Source code of charts

········

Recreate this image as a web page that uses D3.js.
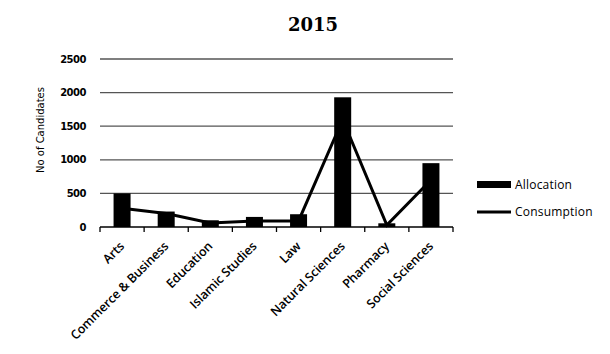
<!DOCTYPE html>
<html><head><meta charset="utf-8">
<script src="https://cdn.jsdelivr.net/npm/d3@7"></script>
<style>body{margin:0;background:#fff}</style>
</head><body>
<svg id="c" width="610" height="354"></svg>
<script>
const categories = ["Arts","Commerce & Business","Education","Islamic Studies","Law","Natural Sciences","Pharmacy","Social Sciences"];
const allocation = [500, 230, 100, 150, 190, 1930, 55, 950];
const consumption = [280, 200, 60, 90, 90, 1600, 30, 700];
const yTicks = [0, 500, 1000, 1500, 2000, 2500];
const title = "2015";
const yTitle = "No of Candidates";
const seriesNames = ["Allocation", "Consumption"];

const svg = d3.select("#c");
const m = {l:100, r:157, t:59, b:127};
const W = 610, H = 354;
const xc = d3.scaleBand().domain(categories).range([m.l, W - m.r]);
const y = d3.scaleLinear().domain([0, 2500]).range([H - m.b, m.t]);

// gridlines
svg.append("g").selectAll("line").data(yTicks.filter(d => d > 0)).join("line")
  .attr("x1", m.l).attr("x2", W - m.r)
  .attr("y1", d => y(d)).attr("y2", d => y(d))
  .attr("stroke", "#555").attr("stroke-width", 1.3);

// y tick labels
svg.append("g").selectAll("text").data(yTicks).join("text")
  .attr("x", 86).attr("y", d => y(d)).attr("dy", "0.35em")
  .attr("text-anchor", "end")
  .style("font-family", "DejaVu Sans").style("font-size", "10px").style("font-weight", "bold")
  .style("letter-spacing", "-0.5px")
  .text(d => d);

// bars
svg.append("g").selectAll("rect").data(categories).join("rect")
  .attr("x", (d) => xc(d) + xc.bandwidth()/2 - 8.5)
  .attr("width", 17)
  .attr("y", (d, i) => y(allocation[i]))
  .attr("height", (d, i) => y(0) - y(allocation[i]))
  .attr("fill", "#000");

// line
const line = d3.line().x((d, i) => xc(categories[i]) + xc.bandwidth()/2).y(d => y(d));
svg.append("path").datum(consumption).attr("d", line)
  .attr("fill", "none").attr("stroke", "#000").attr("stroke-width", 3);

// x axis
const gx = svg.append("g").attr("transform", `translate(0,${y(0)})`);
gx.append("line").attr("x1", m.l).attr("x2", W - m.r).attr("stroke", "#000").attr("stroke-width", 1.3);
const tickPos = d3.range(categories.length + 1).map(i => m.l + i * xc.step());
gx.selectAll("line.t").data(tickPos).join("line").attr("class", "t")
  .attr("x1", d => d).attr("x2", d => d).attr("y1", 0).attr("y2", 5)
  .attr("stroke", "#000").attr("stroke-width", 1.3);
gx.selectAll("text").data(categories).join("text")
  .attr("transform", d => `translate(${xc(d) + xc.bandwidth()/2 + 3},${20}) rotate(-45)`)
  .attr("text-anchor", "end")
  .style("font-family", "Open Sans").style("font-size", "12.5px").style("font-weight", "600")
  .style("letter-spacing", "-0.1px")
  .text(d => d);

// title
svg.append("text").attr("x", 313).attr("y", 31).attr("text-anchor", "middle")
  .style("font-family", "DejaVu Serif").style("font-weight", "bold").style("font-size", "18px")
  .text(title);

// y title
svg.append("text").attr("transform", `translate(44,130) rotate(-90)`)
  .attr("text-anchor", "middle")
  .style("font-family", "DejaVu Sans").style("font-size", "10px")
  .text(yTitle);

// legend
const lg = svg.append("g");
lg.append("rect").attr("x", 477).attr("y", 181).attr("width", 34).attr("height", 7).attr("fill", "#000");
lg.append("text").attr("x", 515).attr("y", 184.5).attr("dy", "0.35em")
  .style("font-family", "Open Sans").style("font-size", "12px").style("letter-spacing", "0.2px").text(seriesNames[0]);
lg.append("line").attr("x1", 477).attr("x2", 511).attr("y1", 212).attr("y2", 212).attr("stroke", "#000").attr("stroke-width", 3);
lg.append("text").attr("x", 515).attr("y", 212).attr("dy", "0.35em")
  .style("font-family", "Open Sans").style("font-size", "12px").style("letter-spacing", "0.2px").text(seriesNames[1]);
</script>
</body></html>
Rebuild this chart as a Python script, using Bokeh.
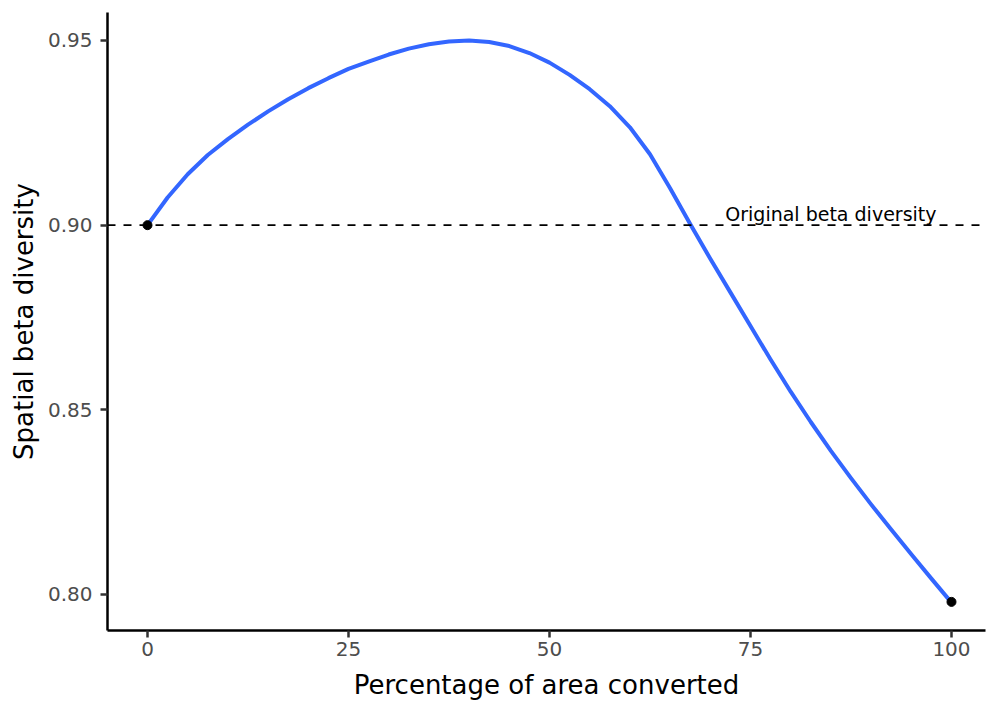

········

● **AIM**: Output the full set of records above without changing a word, and drop the images.

● **EXERCISE ANSWER**:
Recreate this image as a web page that uses D3.js.
<!DOCTYPE html>
<html><head><meta charset="utf-8">
<script src="https://cdn.jsdelivr.net/npm/d3@7"></script>
<style>body{margin:0;background:#fff}</style>
</head><body>
<svg id="c" width="610" height="354"></svg>
<script>
const categories = ["Arts","Commerce & Business","Education","Islamic Studies","Law","Natural Sciences","Pharmacy","Social Sciences"];
const allocation = [500, 230, 100, 150, 190, 1930, 55, 950];
const consumption = [280, 200, 60, 90, 90, 1600, 30, 700];
const yTicks = [0, 500, 1000, 1500, 2000, 2500];
const title = "2015";
const yTitle = "No of Candidates";
const seriesNames = ["Allocation", "Consumption"];

const svg = d3.select("#c");
const m = {l:100, r:157, t:59, b:127};
const W = 610, H = 354;
const xc = d3.scaleBand().domain(categories).range([m.l, W - m.r]);
const y = d3.scaleLinear().domain([0, 2500]).range([H - m.b, m.t]);

// gridlines
svg.append("g").selectAll("line").data(yTicks.filter(d => d > 0)).join("line")
  .attr("x1", m.l).attr("x2", W - m.r)
  .attr("y1", d => y(d)).attr("y2", d => y(d))
  .attr("stroke", "#555").attr("stroke-width", 1.3);

// y tick labels
svg.append("g").selectAll("text").data(yTicks).join("text")
  .attr("x", 86).attr("y", d => y(d)).attr("dy", "0.35em")
  .attr("text-anchor", "end")
  .style("font-family", "DejaVu Sans").style("font-size", "10px").style("font-weight", "bold")
  .style("letter-spacing", "-0.5px")
  .text(d => d);

// bars
svg.append("g").selectAll("rect").data(categories).join("rect")
  .attr("x", (d) => xc(d) + xc.bandwidth()/2 - 8.5)
  .attr("width", 17)
  .attr("y", (d, i) => y(allocation[i]))
  .attr("height", (d, i) => y(0) - y(allocation[i]))
  .attr("fill", "#000");

// line
const line = d3.line().x((d, i) => xc(categories[i]) + xc.bandwidth()/2).y(d => y(d));
svg.append("path").datum(consumption).attr("d", line)
  .attr("fill", "none").attr("stroke", "#000").attr("stroke-width", 3);

// x axis
const gx = svg.append("g").attr("transform", `translate(0,${y(0)})`);
gx.append("line").attr("x1", m.l).attr("x2", W - m.r).attr("stroke", "#000").attr("stroke-width", 1.3);
const tickPos = d3.range(categories.length + 1).map(i => m.l + i * xc.step());
gx.selectAll("line.t").data(tickPos).join("line").attr("class", "t")
  .attr("x1", d => d).attr("x2", d => d).attr("y1", 0).attr("y2", 5)
  .attr("stroke", "#000").attr("stroke-width", 1.3);
gx.selectAll("text").data(categories).join("text")
  .attr("transform", d => `translate(${xc(d) + xc.bandwidth()/2 + 3},${20}) rotate(-45)`)
  .attr("text-anchor", "end")
  .style("font-family", "Open Sans").style("font-size", "12.5px").style("font-weight", "600")
  .style("letter-spacing", "-0.1px")
  .text(d => d);

// title
svg.append("text").attr("x", 313).attr("y", 31).attr("text-anchor", "middle")
  .style("font-family", "DejaVu Serif").style("font-weight", "bold").style("font-size", "18px")
  .text(title);

// y title
svg.append("text").attr("transform", `translate(44,130) rotate(-90)`)
  .attr("text-anchor", "middle")
  .style("font-family", "DejaVu Sans").style("font-size", "10px")
  .text(yTitle);

// legend
const lg = svg.append("g");
lg.append("rect").attr("x", 477).attr("y", 181).attr("width", 34).attr("height", 7).attr("fill", "#000");
lg.append("text").attr("x", 515).attr("y", 184.5).attr("dy", "0.35em")
  .style("font-family", "Open Sans").style("font-size", "12px").style("letter-spacing", "0.2px").text(seriesNames[0]);
lg.append("line").attr("x1", 477).attr("x2", 511).attr("y1", 212).attr("y2", 212).attr("stroke", "#000").attr("stroke-width", 3);
lg.append("text").attr("x", 515).attr("y", 212).attr("dy", "0.35em")
  .style("font-family", "Open Sans").style("font-size", "12px").style("letter-spacing", "0.2px").text(seriesNames[1]);
</script>
</body></html>
Rebuild this chart as a Python script, using Bokeh.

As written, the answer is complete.